However, many studies have reported some significant limitations for using the hold-out cross-validation procedure. One of the main issues is related to how appropriate the available data set is divided (Reitermanová, 2010). It has been indicated that partitioning the data into training and testing sets reduces the number of samples for calibrating the model, and the results produced is based on the unsystematic chosen split (train, test) sets. Moreover, improper data separation could lead to an unreasonably high inconsistency of the model performance. By virtue of this, any bias resulting from the improper split of the data set could have an adverse effect on the model performance (Kohavi, 1995).

Besides, the hold-out cross-validation method heavily depends on having large datasets making it unsuitable to be applied in data-insufficient situations (sparse dataset). The reason being that in sparse dataset, a single train-and-test experiment performed could yield unstable estimates that do not provide enough convincing evidence of the models generalization ability. This could be attributed to: (i) the inadequate amount of observational data available; (ii) unsuitable train-test split selected; and (ii) high variance of the model performance (Bengio and Grandvalet, 2004). In continuance of this, there is often not enough data for holding some of it for testing purposes in sparse data situation.

To combat these defects, the use of K-fold cross-validation (KCV) technique has been recommended (Burman, 1989; Reitermanová, 2010; Kohavi, 1995). It is for these reasons that this study applied for the first time, the KCV technique to evaluate the coordinate transformation performance of the widely used ANN (radial basis function neural network) as well as the similarity model (Bursa-Wolf).

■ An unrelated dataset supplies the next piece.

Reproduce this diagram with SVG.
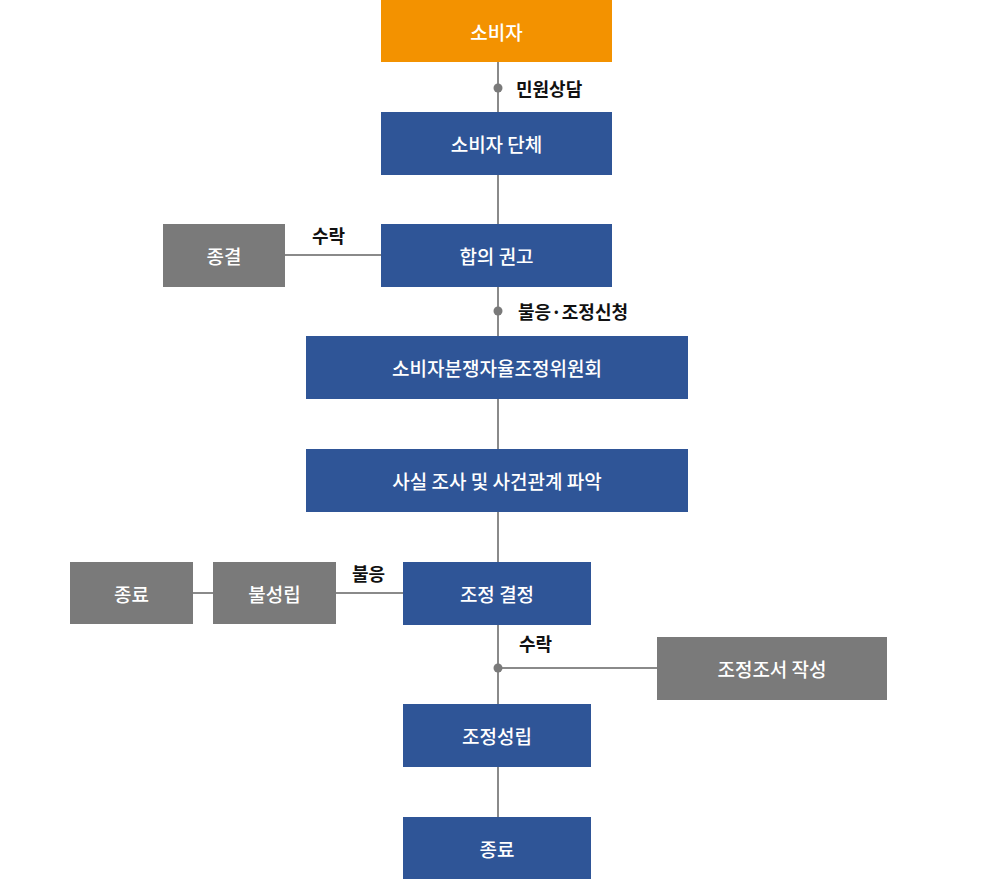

The present authors were also motivated to apply the KCV approach on Ghana geodetic reference network data for several reasons. First, the ANN approach has only been tested for transforming coordinates between two local geodetic data, namely Accra and Leigon data in Ghana. This can be found in Ziggah et al. (2016). In their study, only 27 local common points were available. Although the data is quite small, the hold-out cross-validation procedure was implemented where 20 co-located points were used to form the model and 7 evenly distributed points were used to test the model. In addition, Ziggah et al. (2017a) developed an error compensation model based on ANN capable of improving the performance of the geocentric translation model. Here, 19 co-located points were divided into 11 training points and 8 testing points, respectively. Due to data limitation, it is suggested by the present authors that the KCV technique may have been more appropriate to represent the true reflection of the ANN performance. It is important to note that no such kind of study has also been carried out in Ghana using the ANN approach to directly transform coordinates between the global datum and Ghana's local geodetic datum.

In continuance of that, the widely adopted GNSS for geodetic purposes has necessitated the transformation of its data to the local datum to make it applicable. In line with that, the present study applied the ANN approach which usage in Ghana for global to local datum transformation has been hampered due to limited data availability. In addition, the similarity, affine and projective transformation models (Ayer, 2008; Ayer and Fosu, 2008; Dzidefo, 2011; Ziggah et al., 2013a, b; Kumi-Boateng and Ziggah, 2016; Anann et al., 2016; Laari et al., 2016; Ziggah et al., 2017b) which have been utilised in Ghana's geodetic reference network could be compared with the ANN via KCV approach. The study will further serve as the foundation for exploiting KCV as an alternate way of assessing transformation models performance in Ghana geodetic reference network.

Study Area and Data

This study was carried out in Ghana, located in the Western part of Africa (Fig. 1). It lies between latitudes 4°30' N and 11o N, and between longitudes 3o W and 10 E. It has a land area of 238, 540 km2 (Fosu et al., 2006) with the highest elevation range not exceeding 880 m above mean sea level located at mountain Afadjato in the Volta Region (Berry, 1995). The land has general characteristics of low grassland and savanna with a divided plateau at the South-Central part of the country (Baabereyir, 2009). Ghana shares border with Ivory Coast to the West, Togo to the East, Burkina Faso to the North and Gulf of Guinea to the South.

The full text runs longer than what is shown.